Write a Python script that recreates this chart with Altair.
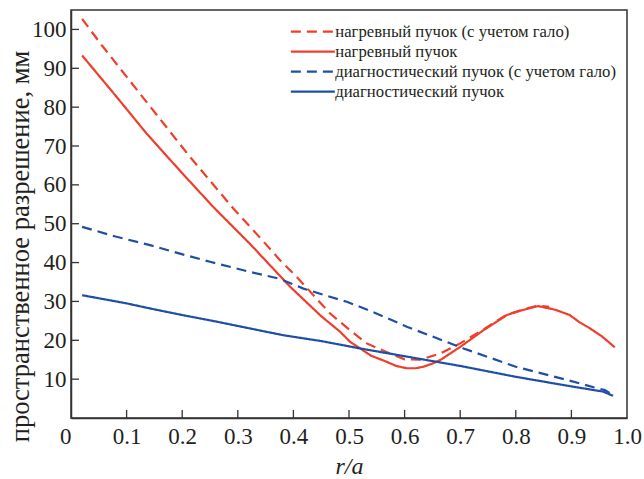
* * * *
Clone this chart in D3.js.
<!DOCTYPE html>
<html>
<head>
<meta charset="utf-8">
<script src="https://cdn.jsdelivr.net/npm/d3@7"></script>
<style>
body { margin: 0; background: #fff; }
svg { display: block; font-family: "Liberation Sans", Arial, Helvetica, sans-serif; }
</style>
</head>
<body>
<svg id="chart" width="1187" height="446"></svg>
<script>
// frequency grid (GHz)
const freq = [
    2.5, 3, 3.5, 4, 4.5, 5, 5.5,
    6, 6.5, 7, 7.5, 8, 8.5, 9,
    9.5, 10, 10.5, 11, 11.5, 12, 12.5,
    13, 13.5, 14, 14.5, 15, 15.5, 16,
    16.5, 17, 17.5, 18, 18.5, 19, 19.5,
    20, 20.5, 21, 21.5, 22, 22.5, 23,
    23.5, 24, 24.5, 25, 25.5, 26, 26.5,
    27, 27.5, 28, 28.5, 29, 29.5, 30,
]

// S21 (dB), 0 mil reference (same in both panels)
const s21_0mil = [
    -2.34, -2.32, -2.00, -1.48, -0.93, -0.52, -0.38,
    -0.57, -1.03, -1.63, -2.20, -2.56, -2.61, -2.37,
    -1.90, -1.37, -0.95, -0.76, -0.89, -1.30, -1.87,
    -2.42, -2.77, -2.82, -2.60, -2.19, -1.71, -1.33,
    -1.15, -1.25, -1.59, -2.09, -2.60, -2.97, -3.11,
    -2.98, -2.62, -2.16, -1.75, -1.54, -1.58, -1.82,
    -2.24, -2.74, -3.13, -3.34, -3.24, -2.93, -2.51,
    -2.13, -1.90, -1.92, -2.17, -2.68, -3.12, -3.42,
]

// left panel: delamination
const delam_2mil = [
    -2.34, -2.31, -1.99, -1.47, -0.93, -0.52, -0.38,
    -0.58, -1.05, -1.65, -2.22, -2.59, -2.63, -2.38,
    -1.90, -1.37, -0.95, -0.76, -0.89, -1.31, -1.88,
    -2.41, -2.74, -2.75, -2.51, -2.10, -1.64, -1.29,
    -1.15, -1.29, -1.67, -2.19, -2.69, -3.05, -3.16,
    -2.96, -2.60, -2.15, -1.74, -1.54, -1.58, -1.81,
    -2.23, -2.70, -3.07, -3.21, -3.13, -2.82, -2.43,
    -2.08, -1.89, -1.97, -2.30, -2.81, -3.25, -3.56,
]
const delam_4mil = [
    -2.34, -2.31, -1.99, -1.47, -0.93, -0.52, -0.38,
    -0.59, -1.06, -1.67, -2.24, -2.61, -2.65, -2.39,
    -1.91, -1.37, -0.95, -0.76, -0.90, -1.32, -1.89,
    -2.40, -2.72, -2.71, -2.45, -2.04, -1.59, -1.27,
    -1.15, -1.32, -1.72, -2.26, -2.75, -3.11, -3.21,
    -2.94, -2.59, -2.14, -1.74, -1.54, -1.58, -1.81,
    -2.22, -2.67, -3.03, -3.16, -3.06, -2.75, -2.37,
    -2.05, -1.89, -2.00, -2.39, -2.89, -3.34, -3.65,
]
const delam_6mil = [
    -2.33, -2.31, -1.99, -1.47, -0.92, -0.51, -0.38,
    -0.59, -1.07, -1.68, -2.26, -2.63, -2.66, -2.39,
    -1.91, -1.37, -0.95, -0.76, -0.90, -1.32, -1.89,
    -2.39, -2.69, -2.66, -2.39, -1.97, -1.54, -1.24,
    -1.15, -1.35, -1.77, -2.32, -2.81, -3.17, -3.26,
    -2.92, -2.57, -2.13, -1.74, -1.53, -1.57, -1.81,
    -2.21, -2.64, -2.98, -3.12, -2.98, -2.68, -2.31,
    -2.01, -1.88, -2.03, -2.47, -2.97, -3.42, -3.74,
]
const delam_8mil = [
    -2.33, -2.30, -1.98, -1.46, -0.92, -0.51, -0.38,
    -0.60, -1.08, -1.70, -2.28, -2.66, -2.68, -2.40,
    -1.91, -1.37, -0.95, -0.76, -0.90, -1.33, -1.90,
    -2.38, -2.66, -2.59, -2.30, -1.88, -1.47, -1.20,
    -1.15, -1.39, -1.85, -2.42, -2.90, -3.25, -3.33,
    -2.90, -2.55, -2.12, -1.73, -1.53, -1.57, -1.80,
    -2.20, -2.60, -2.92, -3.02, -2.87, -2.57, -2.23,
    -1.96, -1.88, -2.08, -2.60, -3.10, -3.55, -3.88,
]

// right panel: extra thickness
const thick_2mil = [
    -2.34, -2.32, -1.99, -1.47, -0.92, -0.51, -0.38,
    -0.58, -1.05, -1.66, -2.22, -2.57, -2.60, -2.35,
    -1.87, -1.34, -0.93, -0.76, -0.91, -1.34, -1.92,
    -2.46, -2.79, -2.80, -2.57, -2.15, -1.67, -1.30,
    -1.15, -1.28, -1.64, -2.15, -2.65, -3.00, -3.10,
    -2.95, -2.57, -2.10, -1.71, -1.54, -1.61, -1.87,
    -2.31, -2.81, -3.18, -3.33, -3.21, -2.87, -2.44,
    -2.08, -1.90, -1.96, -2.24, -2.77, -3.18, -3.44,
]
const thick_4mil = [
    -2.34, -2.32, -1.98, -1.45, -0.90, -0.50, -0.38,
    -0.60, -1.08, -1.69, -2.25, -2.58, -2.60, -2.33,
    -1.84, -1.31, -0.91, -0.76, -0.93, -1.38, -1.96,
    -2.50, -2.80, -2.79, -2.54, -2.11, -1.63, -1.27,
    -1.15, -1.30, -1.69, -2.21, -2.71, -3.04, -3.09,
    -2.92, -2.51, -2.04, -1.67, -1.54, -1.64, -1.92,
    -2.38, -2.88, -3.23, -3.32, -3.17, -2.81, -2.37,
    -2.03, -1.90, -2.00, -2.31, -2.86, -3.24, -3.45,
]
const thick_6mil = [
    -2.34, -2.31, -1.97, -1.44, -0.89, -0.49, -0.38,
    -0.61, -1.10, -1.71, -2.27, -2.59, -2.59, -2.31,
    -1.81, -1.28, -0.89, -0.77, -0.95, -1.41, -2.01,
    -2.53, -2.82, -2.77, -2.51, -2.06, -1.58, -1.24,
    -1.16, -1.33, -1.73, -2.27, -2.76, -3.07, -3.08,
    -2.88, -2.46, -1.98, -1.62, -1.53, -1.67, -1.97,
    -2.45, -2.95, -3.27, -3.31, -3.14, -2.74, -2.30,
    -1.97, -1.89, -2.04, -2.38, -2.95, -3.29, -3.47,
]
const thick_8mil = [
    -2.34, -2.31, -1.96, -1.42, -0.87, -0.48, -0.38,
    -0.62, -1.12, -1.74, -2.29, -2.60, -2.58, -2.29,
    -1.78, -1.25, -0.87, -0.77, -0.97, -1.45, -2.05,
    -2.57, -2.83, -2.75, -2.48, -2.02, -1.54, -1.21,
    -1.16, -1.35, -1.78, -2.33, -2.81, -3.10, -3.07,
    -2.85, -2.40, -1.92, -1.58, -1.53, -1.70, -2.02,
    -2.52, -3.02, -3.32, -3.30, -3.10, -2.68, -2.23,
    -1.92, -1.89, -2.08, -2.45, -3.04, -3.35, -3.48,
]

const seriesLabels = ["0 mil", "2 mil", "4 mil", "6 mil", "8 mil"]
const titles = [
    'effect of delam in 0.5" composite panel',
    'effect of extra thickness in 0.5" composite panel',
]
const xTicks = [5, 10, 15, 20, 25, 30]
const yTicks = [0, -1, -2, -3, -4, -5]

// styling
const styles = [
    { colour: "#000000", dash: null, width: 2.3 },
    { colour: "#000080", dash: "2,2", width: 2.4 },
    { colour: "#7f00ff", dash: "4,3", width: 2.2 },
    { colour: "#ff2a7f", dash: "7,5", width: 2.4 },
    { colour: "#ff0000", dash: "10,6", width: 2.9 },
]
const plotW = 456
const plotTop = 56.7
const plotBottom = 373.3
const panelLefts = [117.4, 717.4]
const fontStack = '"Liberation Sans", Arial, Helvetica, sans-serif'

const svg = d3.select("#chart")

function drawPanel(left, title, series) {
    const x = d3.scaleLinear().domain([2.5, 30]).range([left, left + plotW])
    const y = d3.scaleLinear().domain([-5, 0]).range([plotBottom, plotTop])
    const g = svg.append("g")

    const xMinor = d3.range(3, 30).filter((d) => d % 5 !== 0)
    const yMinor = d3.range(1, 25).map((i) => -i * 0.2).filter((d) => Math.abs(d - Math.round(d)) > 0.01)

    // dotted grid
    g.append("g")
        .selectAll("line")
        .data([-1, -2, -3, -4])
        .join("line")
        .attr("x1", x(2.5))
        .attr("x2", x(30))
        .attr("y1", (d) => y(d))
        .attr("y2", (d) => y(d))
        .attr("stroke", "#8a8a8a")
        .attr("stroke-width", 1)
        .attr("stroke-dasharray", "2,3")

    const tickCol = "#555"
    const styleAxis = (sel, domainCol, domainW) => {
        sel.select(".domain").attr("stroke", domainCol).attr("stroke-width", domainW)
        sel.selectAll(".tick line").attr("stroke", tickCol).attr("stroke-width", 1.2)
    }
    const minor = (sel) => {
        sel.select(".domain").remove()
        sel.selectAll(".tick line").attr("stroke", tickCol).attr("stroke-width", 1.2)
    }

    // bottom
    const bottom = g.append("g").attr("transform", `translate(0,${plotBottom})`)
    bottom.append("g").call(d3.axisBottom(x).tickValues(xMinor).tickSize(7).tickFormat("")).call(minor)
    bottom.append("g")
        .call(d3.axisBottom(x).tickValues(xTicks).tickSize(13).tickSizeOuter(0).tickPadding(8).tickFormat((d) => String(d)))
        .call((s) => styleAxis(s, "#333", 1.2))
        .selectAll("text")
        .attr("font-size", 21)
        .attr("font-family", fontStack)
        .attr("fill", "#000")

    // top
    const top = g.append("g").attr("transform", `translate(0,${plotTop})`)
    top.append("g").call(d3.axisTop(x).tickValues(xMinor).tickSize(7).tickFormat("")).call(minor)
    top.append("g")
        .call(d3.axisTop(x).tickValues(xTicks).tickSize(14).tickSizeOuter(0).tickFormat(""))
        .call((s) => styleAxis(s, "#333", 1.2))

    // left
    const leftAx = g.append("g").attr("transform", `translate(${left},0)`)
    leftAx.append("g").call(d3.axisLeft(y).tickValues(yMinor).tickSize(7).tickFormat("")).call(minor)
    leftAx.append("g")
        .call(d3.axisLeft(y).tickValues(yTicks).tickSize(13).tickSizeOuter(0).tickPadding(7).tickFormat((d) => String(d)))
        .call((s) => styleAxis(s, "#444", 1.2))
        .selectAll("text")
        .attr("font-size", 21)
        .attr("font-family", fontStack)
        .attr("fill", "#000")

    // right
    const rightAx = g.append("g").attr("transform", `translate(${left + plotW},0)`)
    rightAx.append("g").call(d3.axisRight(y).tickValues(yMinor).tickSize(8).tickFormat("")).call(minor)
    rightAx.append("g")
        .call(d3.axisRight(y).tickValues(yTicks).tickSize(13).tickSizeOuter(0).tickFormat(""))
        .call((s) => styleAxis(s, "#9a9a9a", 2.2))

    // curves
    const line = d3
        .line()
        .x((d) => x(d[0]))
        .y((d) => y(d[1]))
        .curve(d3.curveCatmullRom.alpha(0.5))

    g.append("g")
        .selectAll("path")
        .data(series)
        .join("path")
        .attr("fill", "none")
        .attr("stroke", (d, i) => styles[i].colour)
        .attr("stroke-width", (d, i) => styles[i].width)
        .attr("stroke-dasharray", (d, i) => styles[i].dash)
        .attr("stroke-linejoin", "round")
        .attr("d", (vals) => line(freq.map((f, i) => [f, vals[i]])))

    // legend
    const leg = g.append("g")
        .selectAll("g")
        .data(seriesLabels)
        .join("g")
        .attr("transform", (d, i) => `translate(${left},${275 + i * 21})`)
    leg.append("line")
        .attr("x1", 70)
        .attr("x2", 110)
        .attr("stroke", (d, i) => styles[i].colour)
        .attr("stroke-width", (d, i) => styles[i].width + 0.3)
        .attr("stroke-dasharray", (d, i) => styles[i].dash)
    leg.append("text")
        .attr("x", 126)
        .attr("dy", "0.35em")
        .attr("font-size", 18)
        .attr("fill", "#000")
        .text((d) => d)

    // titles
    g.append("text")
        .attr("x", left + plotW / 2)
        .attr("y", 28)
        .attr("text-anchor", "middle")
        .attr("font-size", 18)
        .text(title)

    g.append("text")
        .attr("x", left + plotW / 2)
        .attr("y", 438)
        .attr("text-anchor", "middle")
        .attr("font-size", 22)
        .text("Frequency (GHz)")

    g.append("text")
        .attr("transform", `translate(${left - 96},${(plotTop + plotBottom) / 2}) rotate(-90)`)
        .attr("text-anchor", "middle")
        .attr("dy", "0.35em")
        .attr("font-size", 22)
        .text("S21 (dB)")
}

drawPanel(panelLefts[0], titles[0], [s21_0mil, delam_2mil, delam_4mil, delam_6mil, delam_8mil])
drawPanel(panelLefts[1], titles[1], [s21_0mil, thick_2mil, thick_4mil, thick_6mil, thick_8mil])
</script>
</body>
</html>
* * * *
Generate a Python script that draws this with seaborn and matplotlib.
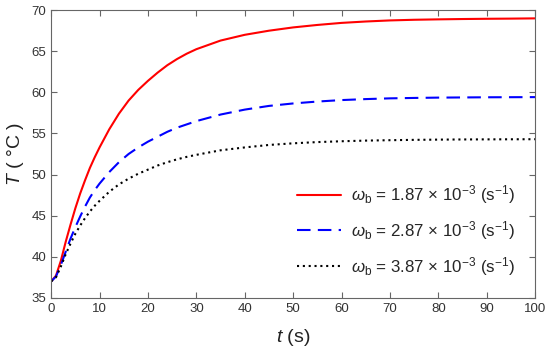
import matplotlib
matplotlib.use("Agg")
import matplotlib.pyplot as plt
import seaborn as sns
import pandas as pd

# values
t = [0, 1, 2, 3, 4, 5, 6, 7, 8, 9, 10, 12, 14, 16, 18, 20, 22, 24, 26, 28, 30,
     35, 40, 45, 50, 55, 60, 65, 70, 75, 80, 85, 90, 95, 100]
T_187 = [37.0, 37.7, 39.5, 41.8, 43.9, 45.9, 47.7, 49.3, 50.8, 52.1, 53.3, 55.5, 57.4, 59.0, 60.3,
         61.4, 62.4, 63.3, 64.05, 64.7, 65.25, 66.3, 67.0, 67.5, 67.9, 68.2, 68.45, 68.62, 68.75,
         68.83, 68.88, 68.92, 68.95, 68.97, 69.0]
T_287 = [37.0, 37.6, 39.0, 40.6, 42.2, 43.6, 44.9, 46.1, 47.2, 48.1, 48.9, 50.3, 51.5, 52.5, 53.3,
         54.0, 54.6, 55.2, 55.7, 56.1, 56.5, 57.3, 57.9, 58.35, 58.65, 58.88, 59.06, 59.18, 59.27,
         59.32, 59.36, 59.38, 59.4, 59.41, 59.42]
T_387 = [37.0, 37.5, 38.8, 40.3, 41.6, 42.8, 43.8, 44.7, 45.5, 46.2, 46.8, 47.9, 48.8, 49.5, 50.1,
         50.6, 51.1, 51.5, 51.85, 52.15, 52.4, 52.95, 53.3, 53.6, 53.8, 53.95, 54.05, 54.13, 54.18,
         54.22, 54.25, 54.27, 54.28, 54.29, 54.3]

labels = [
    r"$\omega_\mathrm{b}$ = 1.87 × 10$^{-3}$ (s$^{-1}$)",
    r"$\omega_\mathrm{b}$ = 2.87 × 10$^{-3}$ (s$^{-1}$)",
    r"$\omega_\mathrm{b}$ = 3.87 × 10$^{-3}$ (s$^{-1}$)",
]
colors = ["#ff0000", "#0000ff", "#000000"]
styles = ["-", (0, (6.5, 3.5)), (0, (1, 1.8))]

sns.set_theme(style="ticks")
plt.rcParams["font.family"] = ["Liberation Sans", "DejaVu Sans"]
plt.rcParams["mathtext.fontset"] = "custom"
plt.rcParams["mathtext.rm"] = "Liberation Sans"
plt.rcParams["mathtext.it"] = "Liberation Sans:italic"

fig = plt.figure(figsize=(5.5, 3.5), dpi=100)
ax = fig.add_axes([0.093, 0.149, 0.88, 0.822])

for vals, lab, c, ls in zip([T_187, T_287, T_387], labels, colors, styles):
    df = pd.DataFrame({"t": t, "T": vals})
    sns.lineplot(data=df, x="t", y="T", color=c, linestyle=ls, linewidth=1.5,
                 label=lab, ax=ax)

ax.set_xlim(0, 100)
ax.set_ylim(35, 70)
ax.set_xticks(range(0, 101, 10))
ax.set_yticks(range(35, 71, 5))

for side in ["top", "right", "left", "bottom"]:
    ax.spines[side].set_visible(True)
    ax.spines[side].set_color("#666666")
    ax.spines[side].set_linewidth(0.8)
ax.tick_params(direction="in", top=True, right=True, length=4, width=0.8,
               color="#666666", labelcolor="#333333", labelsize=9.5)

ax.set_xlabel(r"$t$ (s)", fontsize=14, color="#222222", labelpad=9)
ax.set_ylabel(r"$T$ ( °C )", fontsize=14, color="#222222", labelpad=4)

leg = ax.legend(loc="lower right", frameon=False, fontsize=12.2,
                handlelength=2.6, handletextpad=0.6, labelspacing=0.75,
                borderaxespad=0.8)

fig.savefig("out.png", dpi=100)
* * * *
• _Brief_
Pictures in the material above should be skipped; print exactly the lines from the one with "Generate a Python" through the one with "import pandas as pd".

• _Result of the exercise_
Generate a Python script that draws this with seaborn and matplotlib.
import matplotlib
matplotlib.use("Agg")
import matplotlib.pyplot as plt
import seaborn as sns
import pandas as pd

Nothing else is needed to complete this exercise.